◆ Instructions for the task
Below is a listing. Quote from it, exactly, the lines from the one containing "Rebuild this chart" down to the one containing "fontsize=16.5, color='black')", both ends included, and nothing else.

◆ Charts and diagrams as code
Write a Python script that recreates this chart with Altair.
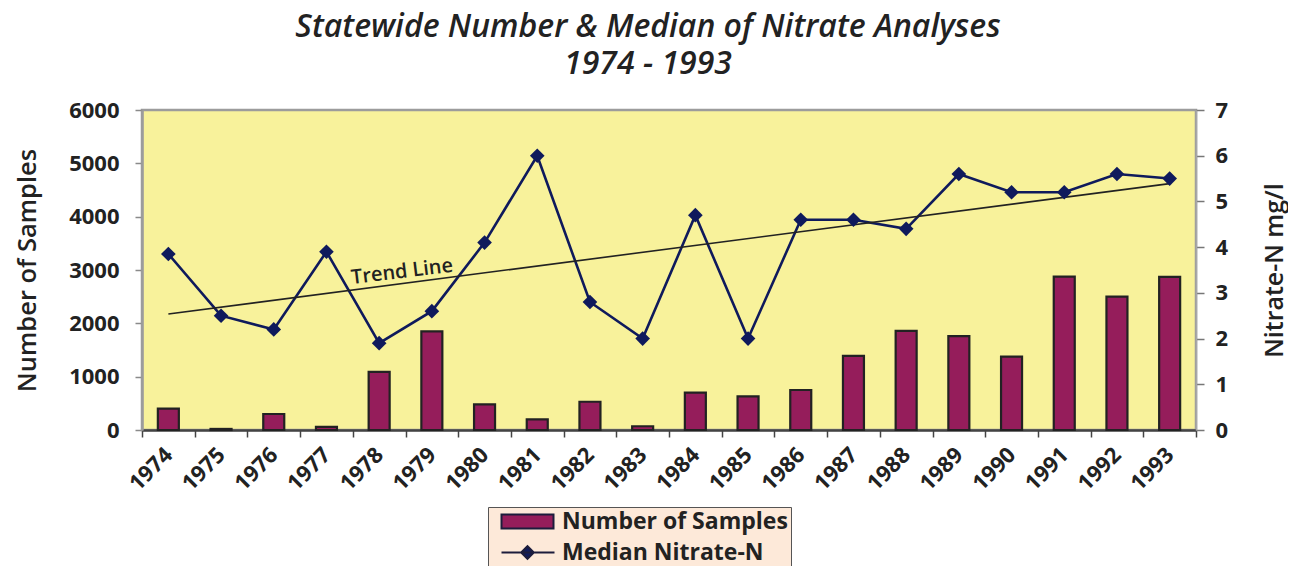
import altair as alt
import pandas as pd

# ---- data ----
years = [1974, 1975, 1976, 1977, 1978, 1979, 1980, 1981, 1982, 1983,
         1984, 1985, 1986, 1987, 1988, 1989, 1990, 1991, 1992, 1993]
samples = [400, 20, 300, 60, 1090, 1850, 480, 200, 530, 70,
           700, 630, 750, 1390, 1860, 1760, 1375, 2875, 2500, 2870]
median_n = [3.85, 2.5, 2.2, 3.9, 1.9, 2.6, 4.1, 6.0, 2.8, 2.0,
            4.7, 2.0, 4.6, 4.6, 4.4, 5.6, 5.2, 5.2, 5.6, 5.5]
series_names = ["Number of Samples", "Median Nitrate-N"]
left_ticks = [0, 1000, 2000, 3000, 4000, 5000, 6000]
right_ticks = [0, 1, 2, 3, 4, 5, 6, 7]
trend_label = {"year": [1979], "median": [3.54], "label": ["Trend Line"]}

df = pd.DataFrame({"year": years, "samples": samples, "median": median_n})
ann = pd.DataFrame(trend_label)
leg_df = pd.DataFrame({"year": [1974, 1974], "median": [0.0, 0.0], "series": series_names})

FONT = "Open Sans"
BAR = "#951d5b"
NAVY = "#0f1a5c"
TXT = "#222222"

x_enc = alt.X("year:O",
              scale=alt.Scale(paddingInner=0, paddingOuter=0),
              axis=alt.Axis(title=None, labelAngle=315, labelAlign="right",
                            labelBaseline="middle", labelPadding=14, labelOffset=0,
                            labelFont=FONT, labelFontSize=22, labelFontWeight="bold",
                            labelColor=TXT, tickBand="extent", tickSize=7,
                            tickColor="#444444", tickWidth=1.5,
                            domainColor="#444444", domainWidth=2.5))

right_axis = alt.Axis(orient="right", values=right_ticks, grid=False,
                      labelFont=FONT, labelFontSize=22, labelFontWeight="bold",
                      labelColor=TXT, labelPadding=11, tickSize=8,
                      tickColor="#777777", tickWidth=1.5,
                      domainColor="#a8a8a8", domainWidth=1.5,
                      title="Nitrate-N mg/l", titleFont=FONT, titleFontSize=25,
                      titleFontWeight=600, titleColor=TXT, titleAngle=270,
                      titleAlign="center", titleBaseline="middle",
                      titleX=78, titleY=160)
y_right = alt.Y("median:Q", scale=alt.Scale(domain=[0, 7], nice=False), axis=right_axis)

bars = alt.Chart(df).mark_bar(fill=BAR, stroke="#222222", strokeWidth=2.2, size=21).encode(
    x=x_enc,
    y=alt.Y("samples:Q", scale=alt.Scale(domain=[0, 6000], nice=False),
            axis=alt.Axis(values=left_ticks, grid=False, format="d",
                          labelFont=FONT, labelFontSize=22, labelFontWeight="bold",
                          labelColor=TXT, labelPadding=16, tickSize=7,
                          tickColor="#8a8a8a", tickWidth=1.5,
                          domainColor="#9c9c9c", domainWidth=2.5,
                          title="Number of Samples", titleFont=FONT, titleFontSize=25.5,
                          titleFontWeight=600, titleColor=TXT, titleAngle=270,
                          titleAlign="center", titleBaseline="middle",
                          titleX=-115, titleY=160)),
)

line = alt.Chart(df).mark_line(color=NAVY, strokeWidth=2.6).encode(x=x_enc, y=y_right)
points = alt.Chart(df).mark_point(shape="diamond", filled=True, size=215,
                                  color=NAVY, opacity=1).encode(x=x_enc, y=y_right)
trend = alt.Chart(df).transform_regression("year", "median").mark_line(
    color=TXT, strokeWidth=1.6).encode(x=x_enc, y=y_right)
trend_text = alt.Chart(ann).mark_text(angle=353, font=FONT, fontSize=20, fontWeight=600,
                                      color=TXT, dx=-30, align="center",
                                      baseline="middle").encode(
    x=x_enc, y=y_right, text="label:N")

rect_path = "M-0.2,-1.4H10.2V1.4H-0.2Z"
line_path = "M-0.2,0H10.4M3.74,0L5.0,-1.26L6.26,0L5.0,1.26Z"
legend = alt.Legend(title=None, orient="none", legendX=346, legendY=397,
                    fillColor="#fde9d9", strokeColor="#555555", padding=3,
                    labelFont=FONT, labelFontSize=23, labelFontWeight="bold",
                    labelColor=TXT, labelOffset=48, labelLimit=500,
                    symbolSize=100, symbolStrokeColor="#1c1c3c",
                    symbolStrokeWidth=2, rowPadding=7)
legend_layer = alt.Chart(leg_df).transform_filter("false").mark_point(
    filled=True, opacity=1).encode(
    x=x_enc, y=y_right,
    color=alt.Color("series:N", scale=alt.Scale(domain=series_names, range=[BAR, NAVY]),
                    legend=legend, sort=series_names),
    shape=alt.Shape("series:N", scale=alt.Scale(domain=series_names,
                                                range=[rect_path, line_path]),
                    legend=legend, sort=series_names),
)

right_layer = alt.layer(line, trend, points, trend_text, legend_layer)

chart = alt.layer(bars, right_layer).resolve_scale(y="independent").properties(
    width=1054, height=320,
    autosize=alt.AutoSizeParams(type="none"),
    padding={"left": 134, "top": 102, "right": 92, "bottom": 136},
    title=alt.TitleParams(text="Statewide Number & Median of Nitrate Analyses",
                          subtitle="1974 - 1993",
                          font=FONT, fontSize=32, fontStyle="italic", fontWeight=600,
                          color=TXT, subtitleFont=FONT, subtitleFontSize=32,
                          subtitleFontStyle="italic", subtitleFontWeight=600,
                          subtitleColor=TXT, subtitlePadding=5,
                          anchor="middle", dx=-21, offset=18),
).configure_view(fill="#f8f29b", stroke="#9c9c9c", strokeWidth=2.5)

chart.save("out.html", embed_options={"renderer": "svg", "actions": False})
==
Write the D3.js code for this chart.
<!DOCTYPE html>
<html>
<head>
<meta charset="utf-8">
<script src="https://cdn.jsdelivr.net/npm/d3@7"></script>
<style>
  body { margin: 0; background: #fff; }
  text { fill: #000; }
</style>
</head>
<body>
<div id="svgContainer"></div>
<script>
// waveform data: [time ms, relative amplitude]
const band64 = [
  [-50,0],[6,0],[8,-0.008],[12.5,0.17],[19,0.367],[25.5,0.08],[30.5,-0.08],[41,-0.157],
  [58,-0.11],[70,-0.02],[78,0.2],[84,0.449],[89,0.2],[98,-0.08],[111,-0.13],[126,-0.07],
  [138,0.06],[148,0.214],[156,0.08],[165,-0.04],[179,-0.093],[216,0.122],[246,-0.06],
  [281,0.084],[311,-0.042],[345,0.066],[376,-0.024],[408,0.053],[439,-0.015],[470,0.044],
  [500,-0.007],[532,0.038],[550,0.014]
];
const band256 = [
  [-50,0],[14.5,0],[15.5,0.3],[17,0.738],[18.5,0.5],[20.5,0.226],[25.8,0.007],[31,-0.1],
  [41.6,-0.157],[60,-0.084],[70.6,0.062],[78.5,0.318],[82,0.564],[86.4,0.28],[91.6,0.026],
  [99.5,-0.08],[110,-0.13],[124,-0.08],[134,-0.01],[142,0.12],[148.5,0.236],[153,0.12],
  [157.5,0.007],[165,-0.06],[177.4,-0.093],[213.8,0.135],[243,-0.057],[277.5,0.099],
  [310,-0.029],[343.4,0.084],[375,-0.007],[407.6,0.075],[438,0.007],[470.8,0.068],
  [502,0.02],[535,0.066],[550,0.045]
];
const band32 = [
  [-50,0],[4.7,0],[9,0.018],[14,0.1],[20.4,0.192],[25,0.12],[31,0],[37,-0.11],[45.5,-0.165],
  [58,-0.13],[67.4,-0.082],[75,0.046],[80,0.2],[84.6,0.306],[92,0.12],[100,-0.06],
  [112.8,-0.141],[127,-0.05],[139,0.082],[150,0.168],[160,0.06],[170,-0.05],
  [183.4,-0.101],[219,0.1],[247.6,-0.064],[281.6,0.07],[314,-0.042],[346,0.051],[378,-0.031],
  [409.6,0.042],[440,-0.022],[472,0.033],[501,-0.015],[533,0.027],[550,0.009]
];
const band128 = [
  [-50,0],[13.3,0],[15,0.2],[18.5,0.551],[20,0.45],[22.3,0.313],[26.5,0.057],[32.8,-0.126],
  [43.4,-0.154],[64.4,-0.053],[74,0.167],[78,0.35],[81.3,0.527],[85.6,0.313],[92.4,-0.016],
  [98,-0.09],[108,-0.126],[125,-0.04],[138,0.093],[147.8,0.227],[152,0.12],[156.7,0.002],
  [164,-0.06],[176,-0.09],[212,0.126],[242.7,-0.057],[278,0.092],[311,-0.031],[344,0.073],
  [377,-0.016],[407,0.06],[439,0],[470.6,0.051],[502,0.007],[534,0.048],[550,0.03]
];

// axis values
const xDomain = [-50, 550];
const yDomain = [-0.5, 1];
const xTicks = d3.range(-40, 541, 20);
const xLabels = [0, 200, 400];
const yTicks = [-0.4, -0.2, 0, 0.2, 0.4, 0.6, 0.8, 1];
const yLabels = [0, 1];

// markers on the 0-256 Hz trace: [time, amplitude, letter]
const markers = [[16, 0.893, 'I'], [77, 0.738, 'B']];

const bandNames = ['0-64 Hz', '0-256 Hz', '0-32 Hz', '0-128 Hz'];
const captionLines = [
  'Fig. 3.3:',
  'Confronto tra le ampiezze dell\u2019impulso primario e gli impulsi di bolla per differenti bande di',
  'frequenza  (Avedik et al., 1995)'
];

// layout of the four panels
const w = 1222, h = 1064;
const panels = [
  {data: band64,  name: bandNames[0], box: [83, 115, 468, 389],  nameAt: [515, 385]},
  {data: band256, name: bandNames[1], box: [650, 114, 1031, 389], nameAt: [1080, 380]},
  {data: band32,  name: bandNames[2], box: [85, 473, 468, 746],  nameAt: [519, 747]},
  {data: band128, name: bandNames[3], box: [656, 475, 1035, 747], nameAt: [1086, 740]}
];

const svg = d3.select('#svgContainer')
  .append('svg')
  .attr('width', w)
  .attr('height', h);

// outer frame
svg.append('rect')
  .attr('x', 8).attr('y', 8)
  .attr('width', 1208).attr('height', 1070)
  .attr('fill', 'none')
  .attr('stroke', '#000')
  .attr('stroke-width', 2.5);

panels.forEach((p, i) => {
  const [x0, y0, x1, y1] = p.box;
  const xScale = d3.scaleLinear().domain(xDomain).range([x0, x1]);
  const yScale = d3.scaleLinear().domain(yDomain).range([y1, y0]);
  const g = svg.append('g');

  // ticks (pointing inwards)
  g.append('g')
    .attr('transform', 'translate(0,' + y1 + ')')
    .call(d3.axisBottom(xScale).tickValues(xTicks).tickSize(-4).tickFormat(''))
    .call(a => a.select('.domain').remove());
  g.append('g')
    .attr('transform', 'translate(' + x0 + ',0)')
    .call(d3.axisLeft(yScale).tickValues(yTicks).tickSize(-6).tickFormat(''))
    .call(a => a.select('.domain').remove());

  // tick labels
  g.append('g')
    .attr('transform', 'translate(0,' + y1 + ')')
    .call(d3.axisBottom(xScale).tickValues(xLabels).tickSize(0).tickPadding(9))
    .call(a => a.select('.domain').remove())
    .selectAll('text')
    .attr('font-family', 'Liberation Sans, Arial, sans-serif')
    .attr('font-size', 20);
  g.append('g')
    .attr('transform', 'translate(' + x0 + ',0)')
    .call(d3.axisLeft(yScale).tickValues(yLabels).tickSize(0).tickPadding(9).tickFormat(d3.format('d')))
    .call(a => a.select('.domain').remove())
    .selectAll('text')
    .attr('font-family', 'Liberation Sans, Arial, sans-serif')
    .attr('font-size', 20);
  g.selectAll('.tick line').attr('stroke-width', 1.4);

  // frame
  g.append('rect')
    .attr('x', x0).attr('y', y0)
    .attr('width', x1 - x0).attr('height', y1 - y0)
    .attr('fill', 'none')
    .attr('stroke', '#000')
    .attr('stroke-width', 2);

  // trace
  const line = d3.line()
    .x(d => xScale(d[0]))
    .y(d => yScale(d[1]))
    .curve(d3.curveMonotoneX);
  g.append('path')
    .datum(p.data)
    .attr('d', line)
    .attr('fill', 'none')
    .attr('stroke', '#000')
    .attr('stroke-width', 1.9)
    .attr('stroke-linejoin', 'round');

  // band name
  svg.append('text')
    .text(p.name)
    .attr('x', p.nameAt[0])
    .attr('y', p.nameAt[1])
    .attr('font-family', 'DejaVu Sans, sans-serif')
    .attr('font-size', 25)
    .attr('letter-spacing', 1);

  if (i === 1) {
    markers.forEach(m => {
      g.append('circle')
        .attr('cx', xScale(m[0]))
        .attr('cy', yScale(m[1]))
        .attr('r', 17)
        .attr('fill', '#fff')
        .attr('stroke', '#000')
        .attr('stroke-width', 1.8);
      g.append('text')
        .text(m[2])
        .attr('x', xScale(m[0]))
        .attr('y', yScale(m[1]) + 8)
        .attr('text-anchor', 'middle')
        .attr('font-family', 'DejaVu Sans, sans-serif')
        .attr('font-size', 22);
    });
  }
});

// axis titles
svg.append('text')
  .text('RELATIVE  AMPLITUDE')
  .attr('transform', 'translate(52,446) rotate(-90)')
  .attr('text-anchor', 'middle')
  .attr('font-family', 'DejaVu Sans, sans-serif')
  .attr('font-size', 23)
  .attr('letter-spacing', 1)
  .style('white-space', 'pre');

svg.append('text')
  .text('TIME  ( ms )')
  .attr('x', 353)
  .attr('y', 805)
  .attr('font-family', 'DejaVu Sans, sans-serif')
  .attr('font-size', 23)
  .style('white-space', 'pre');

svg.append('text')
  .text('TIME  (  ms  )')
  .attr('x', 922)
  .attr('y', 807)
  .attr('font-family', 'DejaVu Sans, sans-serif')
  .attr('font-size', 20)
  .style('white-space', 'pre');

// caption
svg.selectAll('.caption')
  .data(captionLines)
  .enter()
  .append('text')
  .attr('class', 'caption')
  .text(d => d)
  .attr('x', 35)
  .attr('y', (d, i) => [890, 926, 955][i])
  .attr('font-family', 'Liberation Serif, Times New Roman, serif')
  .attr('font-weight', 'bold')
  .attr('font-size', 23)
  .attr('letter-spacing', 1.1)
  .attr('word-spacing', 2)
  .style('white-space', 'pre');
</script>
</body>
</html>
...
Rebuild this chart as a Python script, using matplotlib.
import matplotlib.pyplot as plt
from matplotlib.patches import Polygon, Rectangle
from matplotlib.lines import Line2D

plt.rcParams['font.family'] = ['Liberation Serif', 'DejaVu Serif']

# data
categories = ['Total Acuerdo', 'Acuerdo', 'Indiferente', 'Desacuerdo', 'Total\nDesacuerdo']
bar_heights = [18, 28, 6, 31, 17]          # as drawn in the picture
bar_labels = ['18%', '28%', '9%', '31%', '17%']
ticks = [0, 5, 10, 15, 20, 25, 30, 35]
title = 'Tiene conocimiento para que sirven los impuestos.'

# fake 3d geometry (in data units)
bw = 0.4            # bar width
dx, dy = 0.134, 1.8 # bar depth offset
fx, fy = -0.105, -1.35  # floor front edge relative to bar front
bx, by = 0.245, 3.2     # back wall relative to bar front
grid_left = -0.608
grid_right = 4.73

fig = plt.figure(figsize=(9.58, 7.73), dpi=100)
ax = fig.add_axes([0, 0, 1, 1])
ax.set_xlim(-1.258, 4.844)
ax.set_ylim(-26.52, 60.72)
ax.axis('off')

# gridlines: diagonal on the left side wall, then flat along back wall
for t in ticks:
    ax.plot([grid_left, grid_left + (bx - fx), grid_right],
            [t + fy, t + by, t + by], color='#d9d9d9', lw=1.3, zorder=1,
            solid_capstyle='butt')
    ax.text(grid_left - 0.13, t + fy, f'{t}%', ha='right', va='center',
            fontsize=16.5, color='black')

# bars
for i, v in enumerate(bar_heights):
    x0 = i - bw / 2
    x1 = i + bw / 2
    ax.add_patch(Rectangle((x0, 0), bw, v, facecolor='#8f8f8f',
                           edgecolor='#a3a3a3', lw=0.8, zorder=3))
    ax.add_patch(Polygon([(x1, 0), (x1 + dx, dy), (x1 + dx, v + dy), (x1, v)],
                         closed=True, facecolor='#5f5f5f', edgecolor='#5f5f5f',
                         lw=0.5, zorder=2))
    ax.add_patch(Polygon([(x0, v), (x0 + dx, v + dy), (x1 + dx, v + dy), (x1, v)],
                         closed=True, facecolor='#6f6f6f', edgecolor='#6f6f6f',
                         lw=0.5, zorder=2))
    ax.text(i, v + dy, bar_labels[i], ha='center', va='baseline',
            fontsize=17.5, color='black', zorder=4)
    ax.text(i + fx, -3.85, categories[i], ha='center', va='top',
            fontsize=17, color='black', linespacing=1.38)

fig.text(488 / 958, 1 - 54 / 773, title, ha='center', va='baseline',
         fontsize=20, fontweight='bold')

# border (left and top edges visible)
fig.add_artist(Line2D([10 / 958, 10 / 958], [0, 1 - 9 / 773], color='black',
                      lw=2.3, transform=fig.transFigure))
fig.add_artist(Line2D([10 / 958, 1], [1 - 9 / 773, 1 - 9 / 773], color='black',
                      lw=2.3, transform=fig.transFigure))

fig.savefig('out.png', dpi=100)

◆ Expected output
Rebuild this chart as a Python script, using matplotlib.
import matplotlib.pyplot as plt
from matplotlib.patches import Polygon, Rectangle
from matplotlib.lines import Line2D

plt.rcParams['font.family'] = ['Liberation Serif', 'DejaVu Serif']

# data
categories = ['Total Acuerdo', 'Acuerdo', 'Indiferente', 'Desacuerdo', 'Total\nDesacuerdo']
bar_heights = [18, 28, 6, 31, 17]          # as drawn in the picture
bar_labels = ['18%', '28%', '9%', '31%', '17%']
ticks = [0, 5, 10, 15, 20, 25, 30, 35]
title = 'Tiene conocimiento para que sirven los impuestos.'

# fake 3d geometry (in data units)
bw = 0.4            # bar width
dx, dy = 0.134, 1.8 # bar depth offset
fx, fy = -0.105, -1.35  # floor front edge relative to bar front
bx, by = 0.245, 3.2     # back wall relative to bar front
grid_left = -0.608
grid_right = 4.73

fig = plt.figure(figsize=(9.58, 7.73), dpi=100)
ax = fig.add_axes([0, 0, 1, 1])
ax.set_xlim(-1.258, 4.844)
ax.set_ylim(-26.52, 60.72)
ax.axis('off')

# gridlines: diagonal on the left side wall, then flat along back wall
for t in ticks:
    ax.plot([grid_left, grid_left + (bx - fx), grid_right],
            [t + fy, t + by, t + by], color='#d9d9d9', lw=1.3, zorder=1,
            solid_capstyle='butt')
    ax.text(grid_left - 0.13, t + fy, f'{t}%', ha='right', va='center',
            fontsize=16.5, color='black')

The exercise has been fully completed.